De hecho, a lo largo del mes pasado—y poquito antes de que se anunciaran estas prohibiciones—, distintos medios de comunicación, tanto del partido oficial como del gobierno, repostearon constantemente la entrada de un blog más o menos desconocido, de Li Guangman, en la que se proclama que China está por comenzar una muy profunda revolución. Ahí se habla que Estados Unidos, y Occidente, han contaminado a las juventudes chinas a través de un pilar de entretenimiento; por supuesto, promoviendo la exaltación de “maricones” y “niños bonitos” embobados por consumo vacuo, inútil, ridículo, que nada tiene que ver con buscar la grandeza de la patria. En suma, se anuncia una nueva época en China donde se irán haciendo a un lado esos opios occidentales del demonio que contaminan a sus juventudes, que lo único que hacen es fragmentar su poderío.
¿Y qué va a pasar?
La verdad es que estas restricciones suenan raras de saque. Por un lado, Tencent Holdings, una empresa de videojuegos china, dice que no le preocupa demasiado esta prohibición porque sólo el 2.6% de sus ganancias vienen de menores de 16 años. En ese sentido, no debería sorprender si estas regulaciones van escalando para abarcar a la población completa en el país. Ha pasado ya este año con otras leyes pasadas por China relacionadas con tecnología en general y criptomonedas en específico. Simultáneamente llama la atención el momento en el que llegan estas medidas: apenas en 2020 aumentó en 20% el tamaño del mercado de videojuegos en China, alcanzando 278,000 millones de yuans. Al ver la caballada contra esta industria en meses pasados, salidas de inversión en agosto han alcanzado 100,000 millones de dólares. O sea, las lanas que se mueven en este mercado no son menores.

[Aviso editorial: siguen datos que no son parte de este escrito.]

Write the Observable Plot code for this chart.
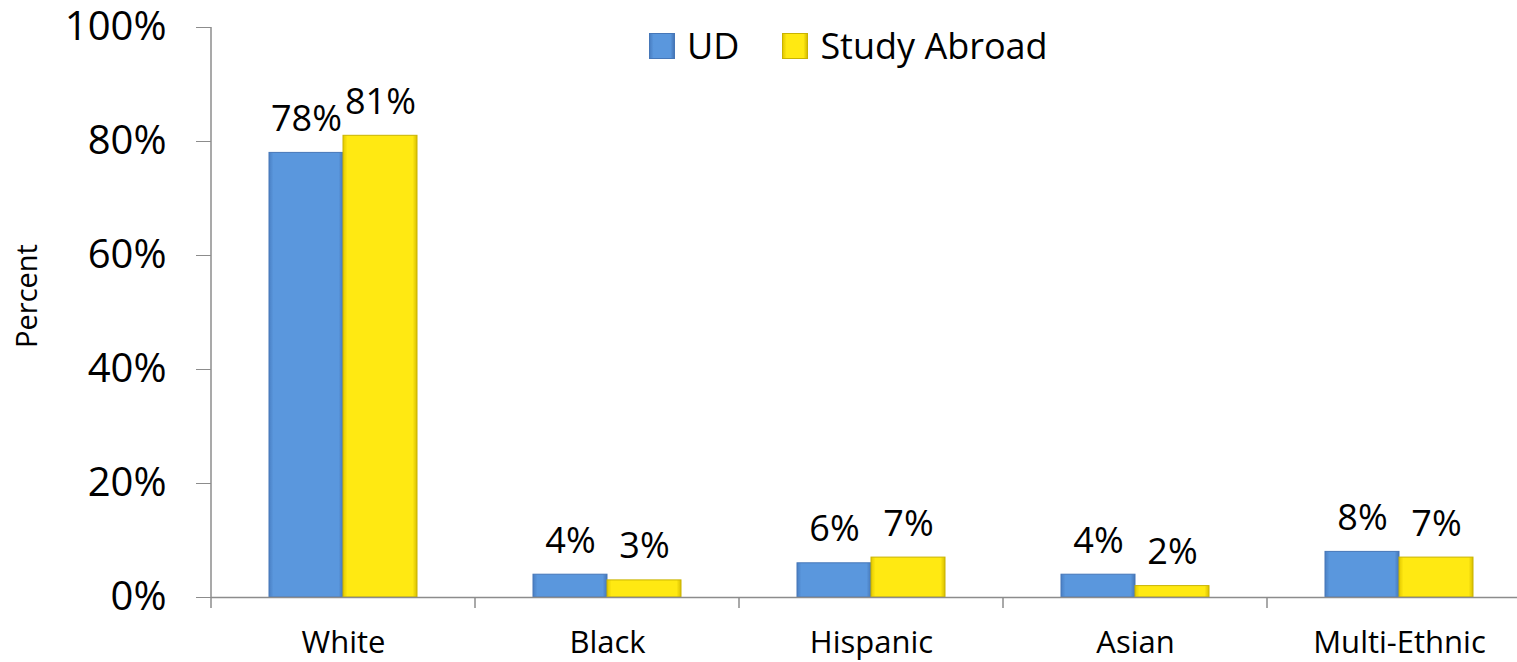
<!DOCTYPE html>
<html>
<head>
<meta charset="utf-8">
<script src="https://cdn.jsdelivr.net/npm/d3@7"></script>
<script src="https://cdn.jsdelivr.net/npm/@observablehq/plot@0.6"></script>
<style>
  html, body { margin: 0; padding: 0; background: white; overflow: hidden; }
  #wrap { position: relative; width: 1517px; height: 662px; font-family: "Open Sans", sans-serif; }
  #legend { position: absolute; left: 649px; top: 27px; display: flex; align-items: center; font-size: 36px; color: #000; }
  .sw { width: 26px; height: 26px; box-sizing: border-box; margin-right: 12px; }
  .item { display: flex; align-items: center; margin-right: 43px; line-height: 38px; }
  #ylabel { position: absolute; left: 25px; top: 296px; transform: translate(-50%, -50%) rotate(-90deg); font-size: 29px; white-space: nowrap; }
</style>
</head>
<body>
<div id="wrap"></div>
<script>
const categories = ["White", "Black", "Hispanic", "Asian", "Multi-Ethnic"];
const series = ["UD", "Study Abroad"];
const udValues = [78, 4, 6, 4, 8];
const studyAbroadValues = [81, 3, 7, 2, 7];
const yTicks = [0, 20, 40, 60, 80, 100];
const yLabel = "Percent";

const data = [];
categories.forEach((c, i) => {
  data.push({category: c, series: series[0], value: udValues[i]});
  data.push({category: c, series: series[1], value: studyAbroadValues[i]});
});

const axisGrey = "#8c8c8c";

const plot = Plot.plot({
  width: 1517,
  height: 662,
  marginLeft: 210,
  marginRight: -15,
  marginTop: 27,
  marginBottom: 65,
  style: {fontFamily: "'Open Sans', sans-serif", color: "#000", background: "white", overflow: "visible"},
  fx: {domain: categories, padding: 0, label: null},
  x: {domain: series, paddingInner: 0, paddingOuter: 0.763, axis: null},
  y: {domain: [0, 100], axis: null},
  color: {domain: series, range: ["url(#gradUD)", "url(#gradSA)"]},
  marks: [
    Plot.axisY({ticks: yTicks, tickSize: 15, tickPadding: 30, tickFormat: d => d + "%", fontSize: 40, label: null, stroke: axisGrey, fill: "#000"}),
    Plot.axisFx({anchor: "bottom", tickSize: 0, tickPadding: 33, fontSize: 31, label: null, fill: "#000"}),
    Plot.barY(data, {fx: "category", x: "series", y: "value", fill: "series",
      stroke: d => d.series === series[0] ? "#4677b8" : "#c9b300", strokeWidth: 1}),
    Plot.ruleY([0], {stroke: axisGrey, strokeWidth: 1.5}),
    Plot.text(data, {fx: "category", x: "series", y: "value", text: d => d.value + "%",
      dy: -22, lineAnchor: "bottom", fontSize: 36, fill: "#000"})
  ]
});

// gradients
const svg = d3.select(plot);
const defs = svg.insert("defs", ":first-child");
function grad(id, stops) {
  const g = defs.append("linearGradient").attr("id", id).attr("x1", 0).attr("x2", 1).attr("y1", 0).attr("y2", 0);
  stops.forEach(([o, c]) => g.append("stop").attr("offset", o).attr("stop-color", c));
}
grad("gradUD", [[0, "#4a80c4"], [0.06, "#5a97dd"], [0.94, "#5a97dd"], [1, "#4677b8"]]);
grad("gradSA", [[0, "#e3c900"], [0.06, "#ffe912"], [0.94, "#ffe912"], [1, "#d9bf00"]]);

// axis line and category boundary ticks, from the plot's scales
const fx = plot.scale("fx");
const y = plot.scale("y");
const y0 = y.apply(0), y100 = y.apply(100);
const bounds = categories.map(c => fx.apply(c));
bounds.push(bounds[bounds.length - 1] + fx.step);
const g = svg.append("g").attr("stroke", axisGrey).attr("stroke-width", 1.5);
g.append("line").attr("x1", bounds[0]).attr("x2", bounds[0]).attr("y1", y100).attr("y2", y0);
bounds.forEach(b => g.append("line").attr("x1", b).attr("x2", b).attr("y1", y0).attr("y2", y0 + 11));

const wrap = document.getElementById("wrap");
wrap.appendChild(plot);

const legend = document.createElement("div");
legend.id = "legend";
const swFills = ["linear-gradient(to right, #4a80c4, #5a97dd 15%, #5a97dd 85%, #4677b8)", "linear-gradient(to right, #e3c900, #ffe912 15%, #ffe912 85%, #d9bf00)"];
const swStrokes = ["#4677b8", "#c9b300"];
series.forEach((s, i) => {
  const item = document.createElement("div");
  item.className = "item";
  const sw = document.createElement("div");
  sw.className = "sw";
  sw.style.background = swFills[i];
  sw.style.border = "1px solid " + swStrokes[i];
  const t = document.createElement("span");
  t.textContent = s;
  item.appendChild(sw);
  item.appendChild(t);
  legend.appendChild(item);
});
wrap.appendChild(legend);

const yl = document.createElement("div");
yl.id = "ylabel";
yl.textContent = yLabel;
wrap.appendChild(yl);
</script>
</body>
</html>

Se antoja difícil que el resto del mundo siga los pasos de China. Sobre todo, porque hasta cierto punto los videojuegos parecen ser sólo un chivo expiatorio para algo mayor. Pero no está de más tener en consideración que es un país con la capacidad de desbalancear la industria que le plazca; por ejemplo, no es fortuito que Hollywood lleva años tratando de cumplir con los estándares chinos para obtener algo de la taquilla asiática. Igualmente, no se puede soslayar que este tipo de impulsos por prohibir suelen ser atractivos para una buena cantidad de partidos políticos en todo el planeta. Al final del día, se debe aceptar que los videojuegos representan un potencial problema de adicción, sobre todo para los más jóvenes, pero también son un refugio de distracción concentrada, de comunidad y de felicidad. Algún justo medio mucho más sensato se puede encontrar.